Pick out each line with the word "picture" from the material that follows.

• _Data supplied_
────────────────────

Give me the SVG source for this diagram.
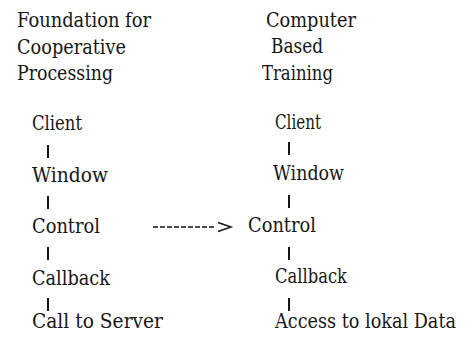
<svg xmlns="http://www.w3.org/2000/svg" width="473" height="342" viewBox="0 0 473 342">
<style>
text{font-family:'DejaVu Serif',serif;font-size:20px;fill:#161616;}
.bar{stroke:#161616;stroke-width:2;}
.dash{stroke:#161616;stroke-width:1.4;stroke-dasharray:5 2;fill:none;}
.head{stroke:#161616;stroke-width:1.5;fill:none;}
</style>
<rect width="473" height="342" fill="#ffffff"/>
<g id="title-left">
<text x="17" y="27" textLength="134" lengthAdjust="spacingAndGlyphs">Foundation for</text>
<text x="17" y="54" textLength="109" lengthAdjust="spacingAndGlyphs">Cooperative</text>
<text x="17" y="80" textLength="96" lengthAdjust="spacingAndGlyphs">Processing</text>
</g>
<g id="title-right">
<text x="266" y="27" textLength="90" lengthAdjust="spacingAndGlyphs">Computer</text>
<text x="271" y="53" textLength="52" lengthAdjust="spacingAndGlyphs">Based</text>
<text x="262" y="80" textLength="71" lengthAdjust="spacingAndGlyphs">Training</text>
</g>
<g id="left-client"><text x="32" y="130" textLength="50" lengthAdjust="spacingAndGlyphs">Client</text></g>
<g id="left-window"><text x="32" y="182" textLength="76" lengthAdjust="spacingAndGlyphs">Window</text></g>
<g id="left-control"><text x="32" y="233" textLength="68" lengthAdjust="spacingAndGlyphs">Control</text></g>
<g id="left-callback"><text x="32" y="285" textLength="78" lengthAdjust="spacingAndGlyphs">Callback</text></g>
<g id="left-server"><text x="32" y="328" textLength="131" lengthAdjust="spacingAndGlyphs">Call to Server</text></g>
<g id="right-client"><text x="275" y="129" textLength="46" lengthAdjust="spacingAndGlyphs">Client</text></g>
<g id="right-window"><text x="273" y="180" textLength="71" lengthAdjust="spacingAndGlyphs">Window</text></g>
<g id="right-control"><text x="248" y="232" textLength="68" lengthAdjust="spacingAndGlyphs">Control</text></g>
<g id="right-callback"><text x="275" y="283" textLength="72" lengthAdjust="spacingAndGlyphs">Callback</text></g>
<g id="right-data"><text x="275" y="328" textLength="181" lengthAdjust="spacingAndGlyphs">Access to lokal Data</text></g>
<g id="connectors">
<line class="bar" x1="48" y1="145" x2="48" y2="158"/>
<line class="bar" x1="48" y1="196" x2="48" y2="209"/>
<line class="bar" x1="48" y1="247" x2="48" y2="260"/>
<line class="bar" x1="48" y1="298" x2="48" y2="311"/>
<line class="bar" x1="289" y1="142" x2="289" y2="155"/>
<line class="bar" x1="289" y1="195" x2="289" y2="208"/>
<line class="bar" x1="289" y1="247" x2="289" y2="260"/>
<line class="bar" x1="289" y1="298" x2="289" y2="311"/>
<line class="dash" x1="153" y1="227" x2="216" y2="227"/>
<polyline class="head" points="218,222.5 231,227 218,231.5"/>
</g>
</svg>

────────────────────

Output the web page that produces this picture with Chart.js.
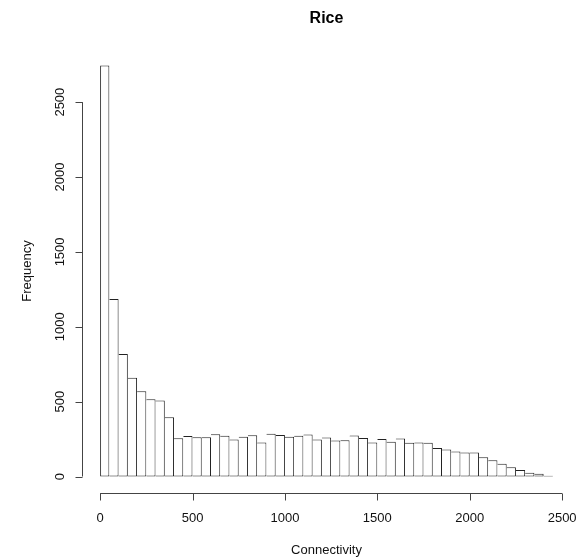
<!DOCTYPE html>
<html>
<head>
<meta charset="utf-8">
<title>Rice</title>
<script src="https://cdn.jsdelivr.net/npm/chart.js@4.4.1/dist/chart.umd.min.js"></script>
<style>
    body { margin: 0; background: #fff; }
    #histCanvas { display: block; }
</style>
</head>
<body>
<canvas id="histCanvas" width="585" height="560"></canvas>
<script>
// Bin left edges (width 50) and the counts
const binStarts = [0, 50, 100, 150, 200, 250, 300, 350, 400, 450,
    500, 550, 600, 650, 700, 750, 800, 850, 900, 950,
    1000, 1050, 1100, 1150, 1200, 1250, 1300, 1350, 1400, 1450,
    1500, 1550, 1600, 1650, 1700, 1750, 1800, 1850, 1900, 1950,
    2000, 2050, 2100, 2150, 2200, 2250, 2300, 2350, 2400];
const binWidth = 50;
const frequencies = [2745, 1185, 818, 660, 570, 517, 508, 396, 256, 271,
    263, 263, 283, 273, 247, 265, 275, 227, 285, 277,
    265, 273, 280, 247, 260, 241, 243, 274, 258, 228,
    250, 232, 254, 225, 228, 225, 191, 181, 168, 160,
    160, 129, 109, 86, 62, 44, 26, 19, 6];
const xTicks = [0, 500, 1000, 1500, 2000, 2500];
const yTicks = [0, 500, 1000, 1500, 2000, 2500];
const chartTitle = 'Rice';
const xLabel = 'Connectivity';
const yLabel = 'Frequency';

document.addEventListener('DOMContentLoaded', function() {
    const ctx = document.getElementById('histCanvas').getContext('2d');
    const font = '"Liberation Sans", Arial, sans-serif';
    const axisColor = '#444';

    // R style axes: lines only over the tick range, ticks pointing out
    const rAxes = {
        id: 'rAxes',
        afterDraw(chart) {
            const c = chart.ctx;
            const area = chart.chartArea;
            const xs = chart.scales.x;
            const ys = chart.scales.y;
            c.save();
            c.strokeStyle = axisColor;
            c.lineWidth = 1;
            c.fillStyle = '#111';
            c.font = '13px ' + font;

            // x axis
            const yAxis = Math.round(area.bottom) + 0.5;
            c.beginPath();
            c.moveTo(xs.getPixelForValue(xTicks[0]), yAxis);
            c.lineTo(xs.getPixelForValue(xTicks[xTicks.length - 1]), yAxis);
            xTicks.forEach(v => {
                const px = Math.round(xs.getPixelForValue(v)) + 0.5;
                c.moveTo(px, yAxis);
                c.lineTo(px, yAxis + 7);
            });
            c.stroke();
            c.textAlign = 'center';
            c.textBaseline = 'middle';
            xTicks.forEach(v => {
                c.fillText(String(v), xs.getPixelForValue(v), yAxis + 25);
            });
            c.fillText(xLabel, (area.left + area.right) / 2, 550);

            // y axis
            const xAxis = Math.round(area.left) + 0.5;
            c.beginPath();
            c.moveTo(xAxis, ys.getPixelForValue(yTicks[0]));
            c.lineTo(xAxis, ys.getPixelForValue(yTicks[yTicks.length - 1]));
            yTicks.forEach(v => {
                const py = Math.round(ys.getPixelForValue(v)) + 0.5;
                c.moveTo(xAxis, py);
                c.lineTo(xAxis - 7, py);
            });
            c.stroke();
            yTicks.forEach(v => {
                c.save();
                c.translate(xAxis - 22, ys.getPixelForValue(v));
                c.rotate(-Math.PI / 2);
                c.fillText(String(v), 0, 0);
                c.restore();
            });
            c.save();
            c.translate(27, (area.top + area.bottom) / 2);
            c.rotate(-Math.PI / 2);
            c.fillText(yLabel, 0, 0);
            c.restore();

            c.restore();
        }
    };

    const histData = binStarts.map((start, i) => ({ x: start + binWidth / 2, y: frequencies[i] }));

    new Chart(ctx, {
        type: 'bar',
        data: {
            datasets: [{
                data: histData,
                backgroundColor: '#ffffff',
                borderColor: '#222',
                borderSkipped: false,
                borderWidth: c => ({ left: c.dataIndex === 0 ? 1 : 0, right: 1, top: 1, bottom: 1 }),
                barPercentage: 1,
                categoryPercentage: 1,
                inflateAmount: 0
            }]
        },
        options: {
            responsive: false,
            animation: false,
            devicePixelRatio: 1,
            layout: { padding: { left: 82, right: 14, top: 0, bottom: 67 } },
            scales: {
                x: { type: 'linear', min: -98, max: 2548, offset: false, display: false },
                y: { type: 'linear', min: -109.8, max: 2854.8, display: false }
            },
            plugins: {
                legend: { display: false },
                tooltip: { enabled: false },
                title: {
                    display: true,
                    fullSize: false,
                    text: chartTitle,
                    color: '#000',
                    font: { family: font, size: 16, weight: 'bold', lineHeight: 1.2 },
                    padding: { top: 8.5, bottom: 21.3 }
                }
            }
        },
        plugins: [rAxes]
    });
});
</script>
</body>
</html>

────────────────────

• _Final result_
Output the web page that produces this picture with Chart.js.

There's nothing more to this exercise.